Riding The 18 Years Property Cycle

Property is not only a living necessities, but it’s also a commodities which exist in the nature property cycle due to the economic principles of supply and demand aside from the influence by human factors, political, demographic, and socio-economic factors.

Sales in the real estate market, land purchases, and new construction are important to the economic indicators and playing an important role in downstream industries chain such as home appliances, furniture, renovation, banking, construction, building materials, glass, and cement. 

From the perspective of driving economic growth, both in developing countries and developed countries, real estate industry has played a vital role in the macro economy no matter the prosperity of economy or recession is also related to real estate industry, such as The Lost Decade of Japan in 1991, Asian Financial Crisis 1998, and subprime mortgage crisis the United States in 2008.

Cypriot British economist Fred Harrison studies the pass 200 years real estate market and finds that the fluctuation of property price is related to the 18 years property cycle.

The first 7 years of slow real estate market growth came from the increase in housing demand for ordinary people.

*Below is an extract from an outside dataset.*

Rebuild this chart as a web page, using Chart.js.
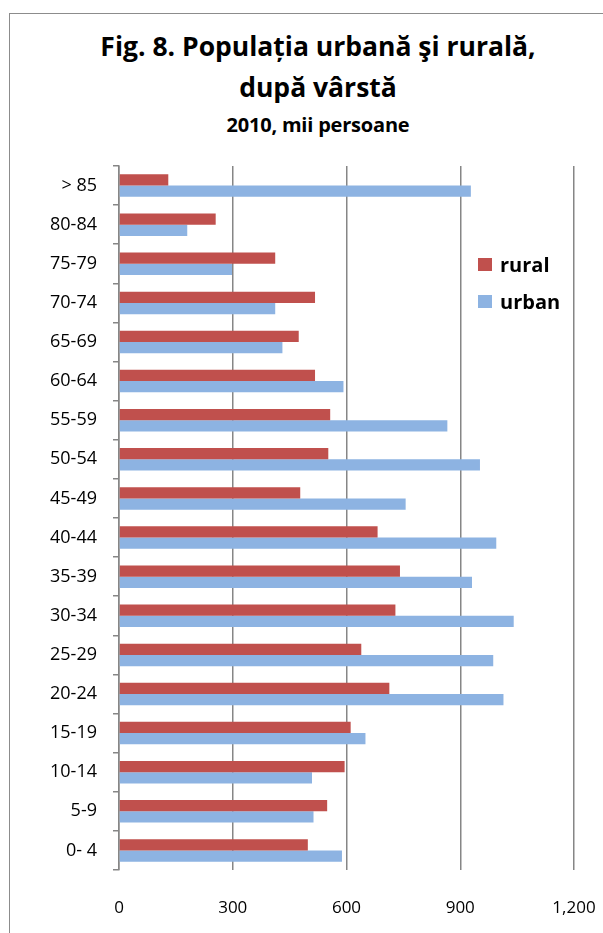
<!DOCTYPE html>
<html>
<head>
<meta charset="utf-8">
<script src="https://cdn.jsdelivr.net/npm/chart.js@4/dist/chart.umd.min.js"></script>
<style>
    body { margin: 0; background: #fff; }
    #wrap { position: relative; width: 603px; height: 933px; overflow: hidden; font-family: 'Open Sans', sans-serif; }
    #frame { position: absolute; left: 9px; top: 13px; width: 640px; height: 960px; border: 1px solid #8c8c8c; }
    #title { position: absolute; left: 0; width: 640px; top: 26px; text-align: center; color: #000; font-weight: bold; }
    #title .main { font-size: 26.5px; line-height: 41px; }
    #title .sub { font-size: 20px; line-height: 34px; letter-spacing: -0.2px; }
    #legend { position: absolute; left: 478px; top: 246px; font-weight: bold; font-size: 20px; color: #000; }
    #legend div { height: 37px; display: flex; align-items: center; }
    #legend span.box { display: inline-block; width: 14px; height: 13px; margin-right: 8px; }
    canvas { position: absolute; left: 0; top: 0; }
</style>
</head>
<body>
<div id="wrap">
    <div id="frame"></div>
    <div id="title" style="width:636px">
        <div class="main">Fig. 8. Populația urbană şi rurală,<br>după vârstă</div>
        <div class="sub">2010, mii persoane</div>
    </div>
    <canvas id="age-chart" width="603" height="933"></canvas>
    <div id="legend"></div>
</div>
<script>
// age groups, top to bottom
const ageGroups = ['> 85', '80-84', '75-79', '70-74', '65-69', '60-64', '55-59', '50-54', '45-49',
    '40-44', '35-39', '30-34', '25-29', '20-24', '15-19', '10-14', '5-9', '0- 4'];
const rural = [130, 255, 412, 517, 474, 517, 557, 552, 478, 682, 741, 729, 639, 713, 611, 595, 549, 498];
const urban = [928, 180, 298, 412, 431, 592, 866, 952, 756, 995, 931, 1041, 987, 1014, 650, 509, 513, 588];
const xTicks = [0, 300, 600, 900, 1200];

const seriesColors = { rural: '#c0504d', urban: '#8db3e2' };

const ctx = document.getElementById('age-chart').getContext('2d');
const chart = new Chart(ctx, {
    type: 'bar',
    data: {
        labels: ageGroups,
        datasets: [
            { label: 'rural', data: rural, backgroundColor: seriesColors.rural },
            { label: 'urban', data: urban, backgroundColor: seriesColors.urban }
        ]
    },
    options: {
        indexAxis: 'y',
        responsive: false,
        animation: false,
        datasets: {
            bar: { barPercentage: 1, categoryPercentage: 0.575 }
        },
        layout: { padding: { top: 166, right: 29, bottom: 0, left: 0 } },
        plugins: {
            legend: { display: false },
            tooltip: { enabled: false }
        },
        scales: {
            x: {
                position: 'bottom',
                min: 0,
                max: 1200,
                afterBuildTicks: function(scale) {
                    scale.ticks = xTicks.map(v => ({ value: v }));
                },
                afterFit: function(scale) {
                    // keep the plot width fixed, the labels may overhang
                    scale.height = 63;
                    scale.paddingLeft = 0;
                    scale.paddingRight = 0;
                },
                border: { display: false },
                grid: { color: '#868686', lineWidth: 1.5, drawTicks: false },
                ticks: {
                    padding: 28,
                    color: '#000',
                    font: { family: 'Open Sans', size: 17 },
                    callback: function(value) { return value.toLocaleString('en-US'); }
                }
            },
            y: {
                afterFit: function(scale) { scale.width = 119; },
                border: { display: true, color: '#868686', width: 1.5 },
                grid: { drawOnChartArea: false, drawTicks: true, tickLength: 6, color: '#868686', lineWidth: 1.5, offset: true },
                ticks: {
                    padding: 16,
                    color: '#000',
                    font: { family: 'Open Sans', size: 18 }
                }
            }
        }
    }
});

// legend entries built from the datasets
const legendEl = document.getElementById('legend');
chart.data.datasets.forEach(ds => {
    const row = document.createElement('div');
    row.innerHTML = `<span class="box" style="background:${ds.backgroundColor}"></span>${ds.label}`;
    legendEl.appendChild(row);
});
</script>
</body>
</html>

During this period, the growth rate is stable, about 6-7% per year. 

The first batch of the home buyers found that the previously purchased houses have now appreciated a lot, and began to sell it. The increased of market supply will cause the real estate market fluctuated slightly.  When they saw the first batch of home buyers make a profit, investor began to buy real estate for investment purposes, triggering second round of property price increases and faster than before which mainly driven by speculative purpose. Annual capital appreciation can increase more than 10%.

Banks will following the trend and releasing more and more loans. The more hot money that flocks to the property market, the faster the price rises, and the more people buy. At this time, house prices have been rising for more than 10 years, and many young people who have begun to consider buying a house do not even have a personal memory of the decline in house prices and thinking that house prices will not fall. But don’t forget that this round of housing prices is mainly driven by speculation rather than actual demand. Gradually, house prices began to be ridiculously high, and the working adult could not afford to buy the house. The price began to go down and entered a long four-year down period.

The biggest hit during the downturn was the one who bought homes with the highest price loans. Those who could not afford to pay back the loans began to declare bankruptcy, abandoned project, and the property market was in depression. Harrison called the last two of the seven years of the second round of madness “the winner’s curse.” The house prices will soon start to fall and adjust to meet the market demand.

Real estate market will slowly recover with the incentive and stimulus package and enter the next 18-year cycle.

What you can learn from the property cycle:

👉   Recovery phase prices usually start higher than during the last recovery.
👉   Property cycles have different time variances in different countries.
👉   It is normal for property prices to go through ups and downs.
👉   Buy at the bottom of the cycle and sell at the top of the cycle.
👉   Do not over-leverage at the peak point of the property cycle.
👉   Do not panic sell when prices are dropping.